Fukudome To the South Side
Prior to the 2008 season, the Chicago White Sox reportedly made Kosuke Fukudome a more lucrative offer than the four-year, $48 million deal that he accepted from the Cubs upon leaving the Japanese League's Chunichi Dragons. Four years later, Fukudome is headed for the South Side. The 34-year-old outfielder signed a one-year, $1 million contract that includes a $3.5 million option for the 2013 season.
It wouldn't be fair to call Fukudome's MLB stint a "bust" -- he has a career .361 on-base percentage -- but a lack of power and issues with left-handed pitching have made him a league-average (100 OPS+) hitter. As a platoon outfielder making little cash, he could have some value. Assistant GM Rick Hahn says the Sox are looking for Fukudome to "give us quality at-bats vs. righties, play some defense and get on base."
As Fukudome's 2008-11 splits show, he has worked the count and posted high OBPs against right-handers:
Pitcher Hand | PA | BA/OBP/SLG | BB Pct. | K Pct. |
---|---|---|---|---|
RHP | 1826 | .261/.367/.405 | 14.1 | 16.9 |
LHP | 409 | .251/.328/.364 | 10.3 | 21.5 |
For Fukudome to have offensive value, however, he'll need to prove that he still has some vestige of power left in his bat. His Isolated Power dipped from .150 during his first three seasons in the majors to just .108 in 2011, and his percentage of ground balls hit climbed from 49 to 53. He at least punished belt-high pitches from 2008-10...
...But he only drove the occasional high-and-tight pitch in 2011...

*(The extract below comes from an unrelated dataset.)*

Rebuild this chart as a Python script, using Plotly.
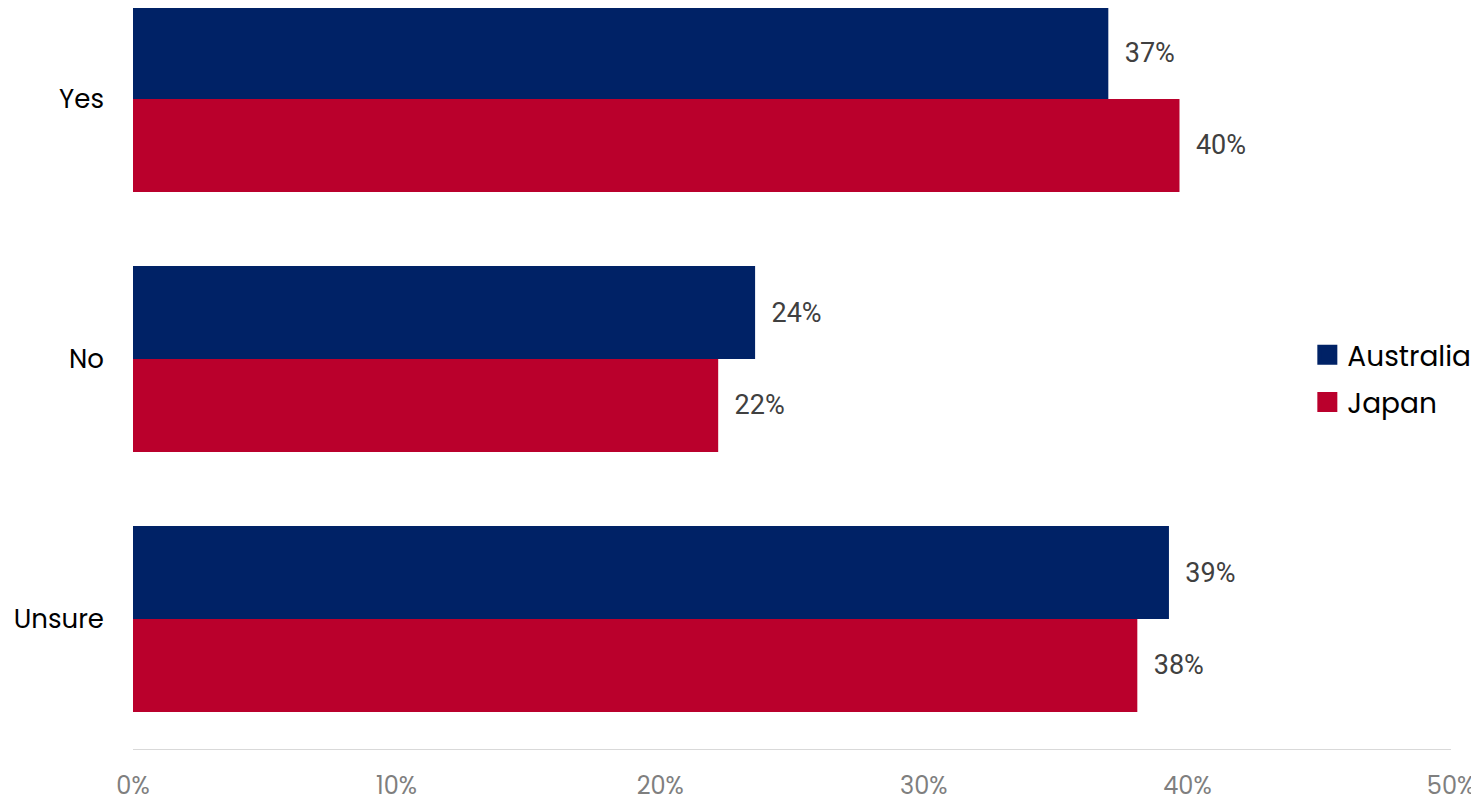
import plotly.graph_objects as go

categories = ["Yes", "No", "Unsure"]
australia = [37.0, 23.6, 39.3]
japan = [39.7, 22.2, 38.1]
x_ticks = [0, 10, 20, 30, 40, 50]

NAVY = "#002266"
RED = "#BA002C"
MAIN_FONT = "Poppins, Inter, Lato, sans-serif"
LABEL_FONT = "Roboto, Arial, sans-serif"

fig = go.Figure()

# bars (legend is drawn with dummy square markers below, plotly's bar icon is too small)
for name, vals, col in [("Australia", australia, NAVY), ("Japan", japan, RED)]:
    fig.add_trace(go.Bar(
        y=categories, x=vals, name=name, orientation="h",
        marker=dict(color=col, line=dict(width=0)),
        text=[f"{round(v)}%" for v in vals],
        texttemplate="  %{text}",
        textposition="outside",
        textfont=dict(family=LABEL_FONT, size=27, color="#404040"),
        cliponaxis=False,
        showlegend=False,
    ))

for name, col in [("Australia", NAVY), ("Japan", RED)]:
    fig.add_trace(go.Scatter(
        x=[None], y=[None], mode="markers", name=name, legendgroup=name,
        marker=dict(symbol="square", size=16, color=col, line=dict(color=col, width=4)),
    ))

# page body has an 8px margin, so the figure is sized a bit smaller
fig.update_layout(
    width=1471, height=793,
    barmode="group", bargap=0.285, bargroupgap=0,
    paper_bgcolor="white", plot_bgcolor="white",
    margin=dict(l=125, r=28, t=0, b=52, autoexpand=False),
    font=dict(family=MAIN_FONT, color="#000000"),
    legend=dict(
        x=0.891, y=0.5, xanchor="left", yanchor="middle",
        font=dict(family=MAIN_FONT, size=28, color="#000000"),
        traceorder="grouped", tracegroupgap=8,
        bgcolor="rgba(0,0,0,0)",
    ),
)

fig.update_xaxes(
    range=[0, 50], tickvals=x_ticks, ticktext=[f"{t}%" for t in x_ticks],
    showgrid=False, zeroline=False, automargin=False,
    showline=True, linecolor="#d9d9d9", linewidth=1,
    ticks="", ticklabelstandoff=15,
    tickfont=dict(family=MAIN_FONT, size=24, color="#7f7f7f"),
)
fig.update_yaxes(
    categoryorder="array", categoryarray=categories,
    range=[2.5, -0.35], automargin=False,
    showgrid=False, zeroline=False, showline=False, ticks="",
    ticklabelstandoff=28,
    tickfont=dict(family=MAIN_FONT, size=26, color="#000000"),
)

fig.write_html("out.html")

He held his own against fastballs, with a .441 slugging percentage that was a couple points above the big league average for non-pitchers. But "soft" stuff -- curveballs, changeups and sliders -- gave him all sorts of problems. Fukudome's slugging percentage vs. soft pitches fell over 100 points, and his ground ball rate spiked:
Player | SLG Pct. | GB Pct. |
---|---|---|
Fukudome 2008-10 | .366 | 48 |
Fukudome 2011 | .258 | 60 |
MLB Average | .360 | 48 |
Those extra grounders came on low-and-away pitches, with changeups especially giving him fits (his ground ball rate when pitchers pulled the string increased from 51% in 2008-10 to 68% in 2011). Check out Fukudome's ground ball rate by location against "soft" pitches in 2008-10, and then last season:
With the White Sox needing a minor miracle to contend in 2012, Fukudome figures to come off the bench as Dayan Viciedo takes over for Carlos Quentin in right field and some combination of Alejandro De Aza and Brent Lillibridge handles left field duties. Whether he provides an OBP boost against righties or plays himself out of the majors may come down to his ability to fight off breaking and off-speed stuff.